Republicans, meanwhile, are scaling back their support for State Senator Joy Padgett in her fight against Zack Space, a Democrat who is the city attorney in Dover, for the Congressional seat being vacated by Representative Bob Ney, a Republican who pleaded guilty to corruption charges.

That puts four Republican seats in play. Strategists for both sides say Mr. Ney's seat is the Democrats' best chance while Ms. Schmidt is the least vulnerable of the four Republicans.

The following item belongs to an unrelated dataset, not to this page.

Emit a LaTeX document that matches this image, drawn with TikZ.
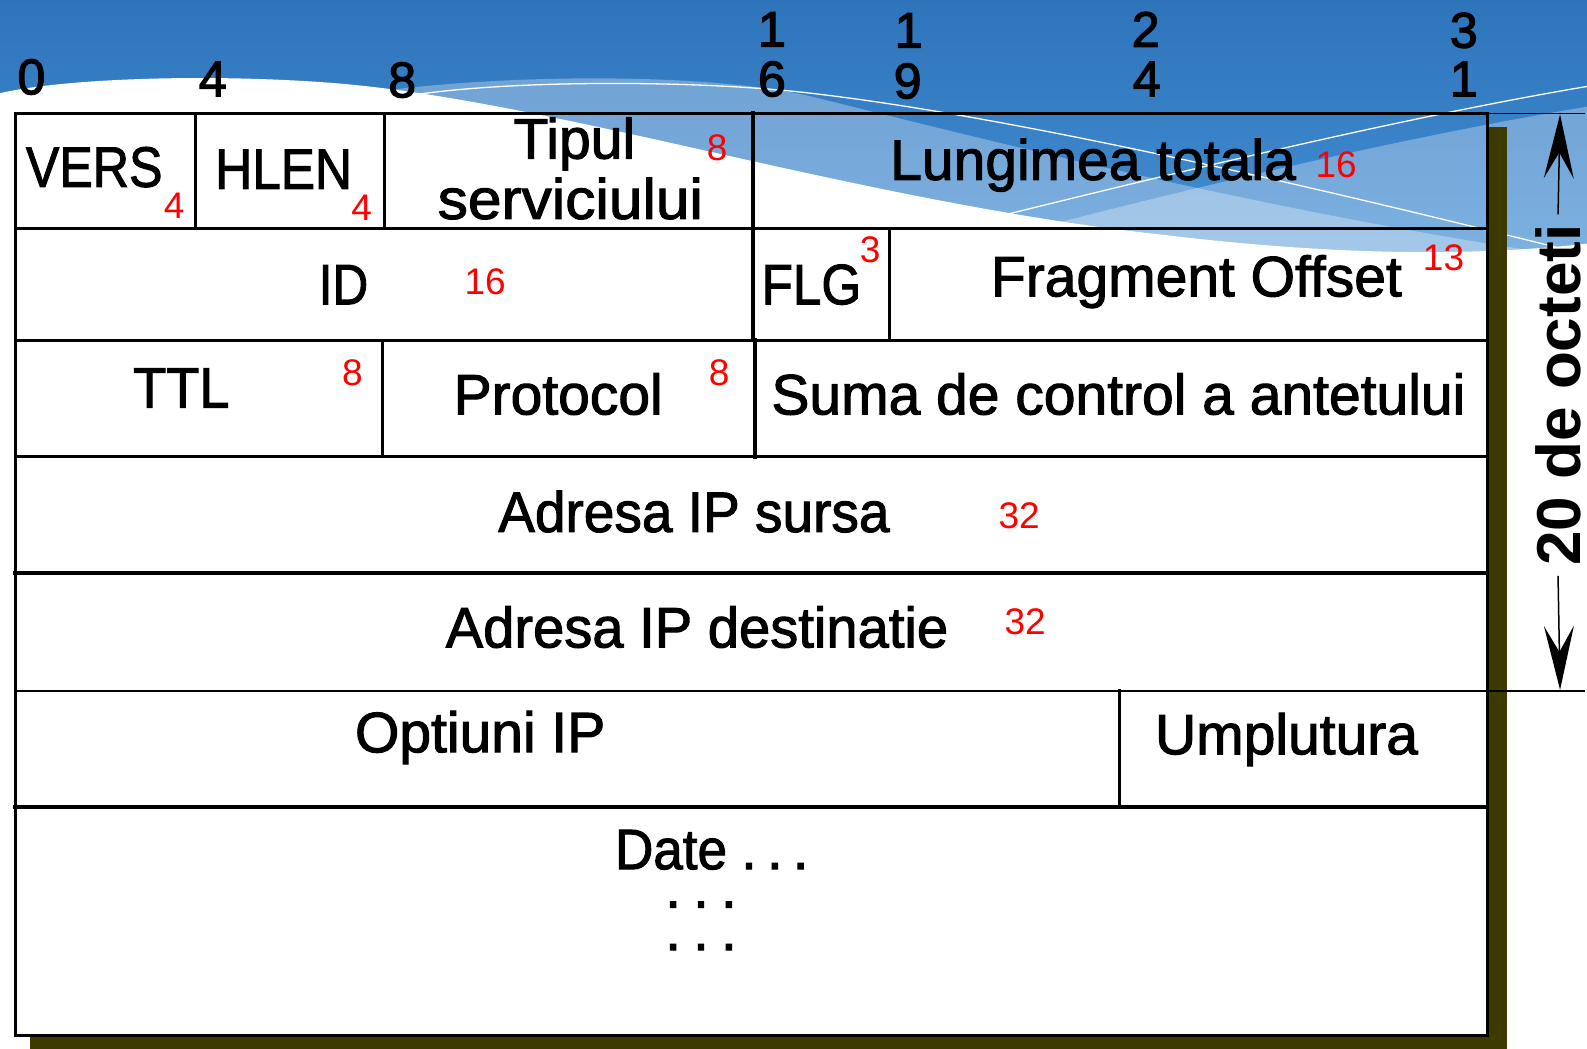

Ohio has been a central battleground of the midterm elections because of the unusual concentration of competitive races. The Senate seat, now held by Senator Mike DeWine, is one of a half-dozen or so that will determine control of the chamber. The 4 House seats are among about 40 that will decide control of that body. And winning the governorship of Ohio can give a party a big assist in carrying the state in a presidential election.

Discontent with the war in Iraq, the limping regional economy and a corruption scandal in the Republican-controlled statehouse tilted the table in favor of the Democrats from the start of the campaign. But in the final days before the election, Republicans are fighting hard to hold on.